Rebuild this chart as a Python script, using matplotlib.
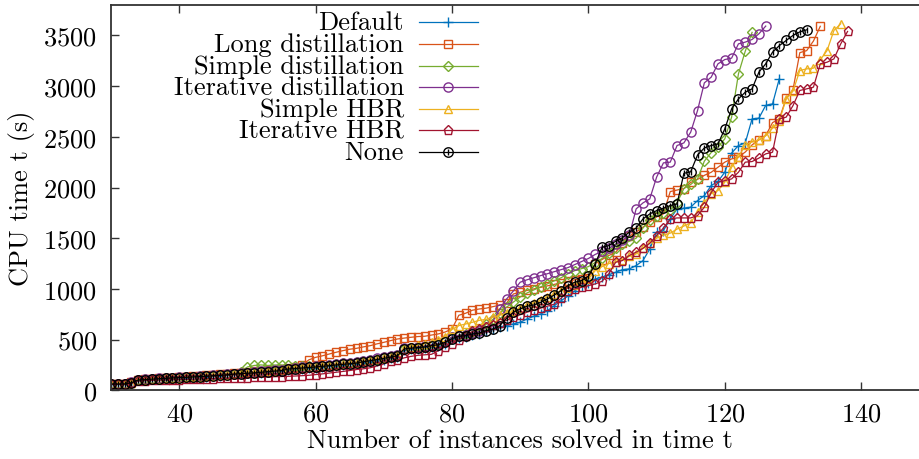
import numpy as np
import matplotlib
matplotlib.use("Agg")
import matplotlib.pyplot as plt
from matplotlib.lines import Line2D

plt.rcParams["font.family"] = ["cmr10", "DejaVu Serif"]
plt.rcParams["axes.formatter.use_mathtext"] = True
plt.rcParams["mathtext.fontset"] = "cm"

# ==========================
# data: CPU time of the k-th solved instance (k starts at 30)
# ==========================
x_start = 30

default_t = [60, 61, 62, 72, 98, 102, 108, 112, 116, 120, 123, 126, 130, 133, 136, 141, 145, 150, 157, 162,
             166, 170, 175, 181, 187, 191,
             200, 206, 212, 218, 224, 230, 236, 243, 250, 256, 262, 272, 282, 292, 302, 315, 330, 395, 405, 412,
             420, 430, 440, 460, 505, 520, 530, 545, 560, 580, 600, 625,
             638, 654, 671, 704, 730, 753, 786, 835, 884, 930, 980, 1030, 1060, 1098, 1115, 1140, 1164, 1190,
             1197, 1230, 1279, 1394, 1559, 1575,
             1690, 1789, 1796, 1806, 1871, 1920, 2019, 2060, 2151, 2340, 2414, 2440, 2677, 2684, 2810, 2825, 3075]

long_dist_t = [62, 63, 64, 78, 104, 108, 114, 118, 122, 126, 130, 134, 138, 142, 146, 152, 156, 162, 170, 175,
               180, 186, 192, 198, 204, 210,
               220, 230, 245, 300, 325, 340, 358, 375, 391, 405, 414, 428, 440, 458, 473, 490, 506, 515, 523,
               530, 533, 545, 556, 575, 605,
               740, 760, 790, 802, 810, 825, 840, 860, 950, 967, 985, 1000, 1015, 1030, 1045, 1060, 1075, 1090,
               1100, 1110, 1250, 1290, 1330, 1360, 1450, 1520, 1560, 1610, 1660, 1710, 1740, 1960, 1975, 1990,
               2050, 2080, 2120, 2150, 2200, 2250, 2282, 2300, 2350, 2420, 2470, 2512, 2640, 2677, 2880, 2965,
               3330, 3350, 3445, 3590]

simple_dist_t = [62, 63, 64, 76, 103, 107, 112, 116, 120, 124, 127, 130, 134, 137, 141, 146, 150, 156, 165, 180,
                 230, 245, 250, 245, 250, 250,
                 245, 240, 238, 236, 238, 242, 250, 258, 265, 272, 280, 290, 300, 312, 325, 338, 350, 412, 420,
                 428, 436, 448, 460, 485, 525, 545, 560, 575, 590,
                 650, 700, 760, 820, 870, 920, 960, 990, 1020, 1050, 1080, 1110, 1150, 1180, 1200, 1220, 1260,
                 1300, 1350, 1400, 1440, 1470, 1500, 1600, 1680, 1720, 1750, 1775, 1850, 1990, 2030, 2085, 2260,
                 2345, 2400, 2480, 2694, 3121, 3345, 3530]

iter_dist_t = [63, 64, 65, 77, 104, 108, 113, 117, 121, 125, 128, 131, 135, 138, 142, 148, 152, 157, 165, 170,
               175, 180, 186, 192, 198, 202,
               215, 220, 226, 232, 238, 244, 252, 260, 266, 273, 280, 292, 302, 314, 326, 340, 352, 415, 422,
               430, 438, 450, 462, 485, 525, 540, 550, 565, 580,
               620, 680, 800, 900, 980, 1066, 1090, 1110, 1131, 1150, 1170, 1190, 1210, 1240, 1270, 1300, 1340,
               1370, 1400, 1440, 1480, 1530, 1789, 1848, 1888, 2102, 2243, 2250, 2414, 2440, 2546, 2759, 3032,
               3088, 3220, 3262, 3276, 3417, 3434, 3460, 3516, 3592]

simple_hbr_t = [62, 63, 64, 76, 103, 106, 111, 115, 119, 123, 126, 129, 133, 136, 139, 145, 148, 154, 162, 166,
                170, 174, 180, 186, 192, 196,
                212, 217, 222, 227, 232, 238, 245, 252, 258, 265, 272, 285, 295, 306, 318, 332, 345, 410, 430,
                445, 460, 480, 500, 530,
                600, 638, 654, 671, 690, 700, 720, 740, 760, 780, 810, 840, 860, 890, 920, 950, 980, 1010, 1040,
                1070, 1100, 1180, 1220, 1250, 1265, 1290, 1320, 1345, 1400, 1450, 1500, 1530, 1550, 1590, 1620,
                1650, 1760, 1850, 1940, 1970, 2052, 2200, 2300, 2420, 2450, 2470, 2510, 2585, 2660, 2874, 2950,
                3154, 3170, 3177, 3260, 3351, 3549, 3615]

iter_hbr_t = [58, 59, 60, 68, 92, 95, 98, 100, 102, 104, 106, 108, 110, 112, 114, 116, 118, 120, 122, 124,
              126, 128, 130, 132, 134, 136,
              138, 141, 144, 148, 155, 162, 170, 178, 186, 195, 205, 212, 222, 240, 260, 285, 300, 320, 335,
              345, 350, 355, 390, 430, 460,
              500, 540, 580, 605, 620, 640, 660, 690, 720, 745, 770, 790, 810, 830, 850, 908, 983, 1000, 1016,
              1032, 1049, 1075, 1150, 1263, 1280, 1330, 1362, 1400, 1450, 1526,
              1600, 1690, 1700, 1700, 1700, 1723, 1806, 1950, 2052, 2068, 2085,
              2151, 2250, 2256, 2290, 2332, 2348, 2677, 2694, 2808, 2957, 2973, 2990, 3220, 3236, 3269, 3417, 3539]

none_t = [62, 62, 63, 75, 102, 105, 110, 114, 118, 122, 125, 128, 132, 135, 138, 144, 147, 152, 160, 164,
          168, 172, 178, 184, 190, 194,
          210, 215, 220, 225, 230, 236, 243, 250, 256, 262, 269, 282, 292, 303, 315, 328, 341, 408, 415, 421,
          428, 440, 450, 473, 510, 533, 539, 556, 565, 588, 605, 638, 710, 770, 802, 829, 842, 868, 901, 940,
          983, 1032, 1066, 1082, 1125,
          1246, 1411, 1427, 1470, 1505, 1560, 1600, 1690, 1740, 1772, 1796, 1822, 1838, 2140, 2155, 2320, 2390,
          2414, 2430, 2578, 2776, 2874, 2940, 2973, 3138, 3220, 3335, 3400, 3450, 3500, 3535, 3555]

labels = ["Default", "Long distillation", "Simple distillation", "Iterative distillation",
          "Simple HBR", "Iterative HBR", "None"]
colors = ["#0072BD", "#D95319", "#77AC30", "#7E2F8E", "#EDB120", "#A2142F", "#000000"]
markers = ["+", "s", "D", "o", "^", "p", "o"]
msizes = [7.5, 6.2, 4.6, 6.6, 6.4, 6.6, 6.8]

series = [default_t, long_dist_t, simple_dist_t, iter_dist_t, simple_hbr_t, iter_hbr_t, none_t]

FS = 19
W, H = 919, 460
fig = plt.figure(figsize=(W / 100, H / 100), dpi=100)
ax = fig.add_axes([111 / W, (H - 391.3) / H, 818.4 / W, 385.3 / H])

for y, lab, c, m, ms in zip(series, labels, colors, markers, msizes):
    x = np.arange(x_start, x_start + len(y))
    ax.plot(x, y, color=c, lw=0.9, marker=m, ms=ms, mfc="none", mec=c, mew=1.0, label=lab)
    if lab == "None":
        ax.plot(x, y, ls="none", marker="|", ms=5, mec=c, mew=1.0)

ax.set_xlim(30, 150)
ax.set_ylim(0, 3800)
ax.set_xticks(np.arange(40, 141, 20))
ax.set_yticks(np.arange(0, 3501, 500))
ax.tick_params(direction="in", length=6, width=1.0, color="#333333", labelsize=FS,
               top=True, right=False, pad=8)
ax.tick_params(axis="y", pad=10)
for s in ax.spines.values():
    s.set_linewidth(1.3)
    s.set_color("#333333")

ax.set_xlabel("Number of instances solved in time t", fontsize=FS, labelpad=2)
ax.set_ylabel("CPU time t (s)", fontsize=FS, labelpad=6)

# gnuplot-like key: right aligned text, sample to the right
text_right = 404 / W
x0, xm, x1 = 419 / W, 448 / W, 478 / W
key_rows = [23, 45, 67, 88, 110, 131, 153]
for py, lab, c, m, ms in zip(key_rows, labels, colors, markers, msizes):
    yf = (H - py) / H
    fig.text(text_right, yf, lab, ha="right", va="center", fontsize=FS)
    fig.add_artist(Line2D([x0, xm, x1], [yf, yf, yf], transform=fig.transFigure, color=c, lw=0.9,
                          marker=m, ms=ms, mfc="none", mec=c, mew=1.0, markevery=[1]))
    if lab == "None":
        fig.add_artist(Line2D([xm], [yf], transform=fig.transFigure, ls="none", marker="|",
                              ms=5, mec=c, mew=1.0))

fig.savefig("out.png", dpi=100)
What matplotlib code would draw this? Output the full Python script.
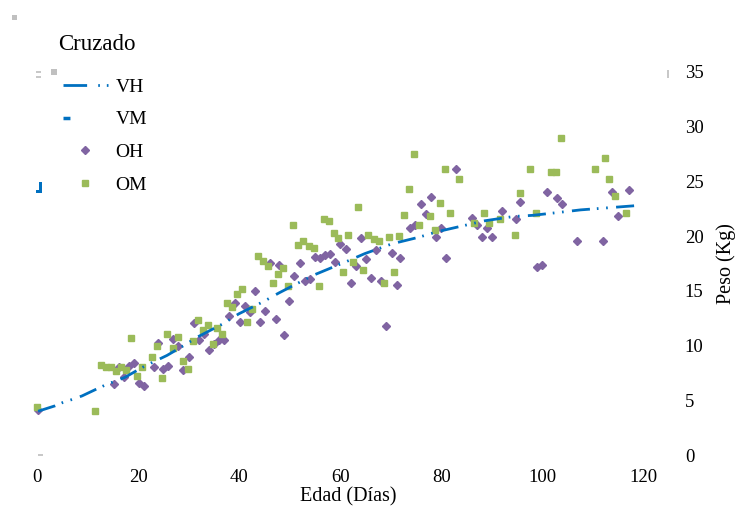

» WHAT THE EXERCISE ASKS: Beginning with the first line of the records above, extract each line exactly through the line that holds "x_start = 30", both ends included. Omit pictures.

» TASK RESPONSE:
Rebuild this chart as a Python script, using matplotlib.
import numpy as np
import matplotlib
matplotlib.use("Agg")
import matplotlib.pyplot as plt
from matplotlib.lines import Line2D

plt.rcParams["font.family"] = ["cmr10", "DejaVu Serif"]
plt.rcParams["axes.formatter.use_mathtext"] = True
plt.rcParams["mathtext.fontset"] = "cm"

# ==========================
# data: CPU time of the k-th solved instance (k starts at 30)
# ==========================
x_start = 30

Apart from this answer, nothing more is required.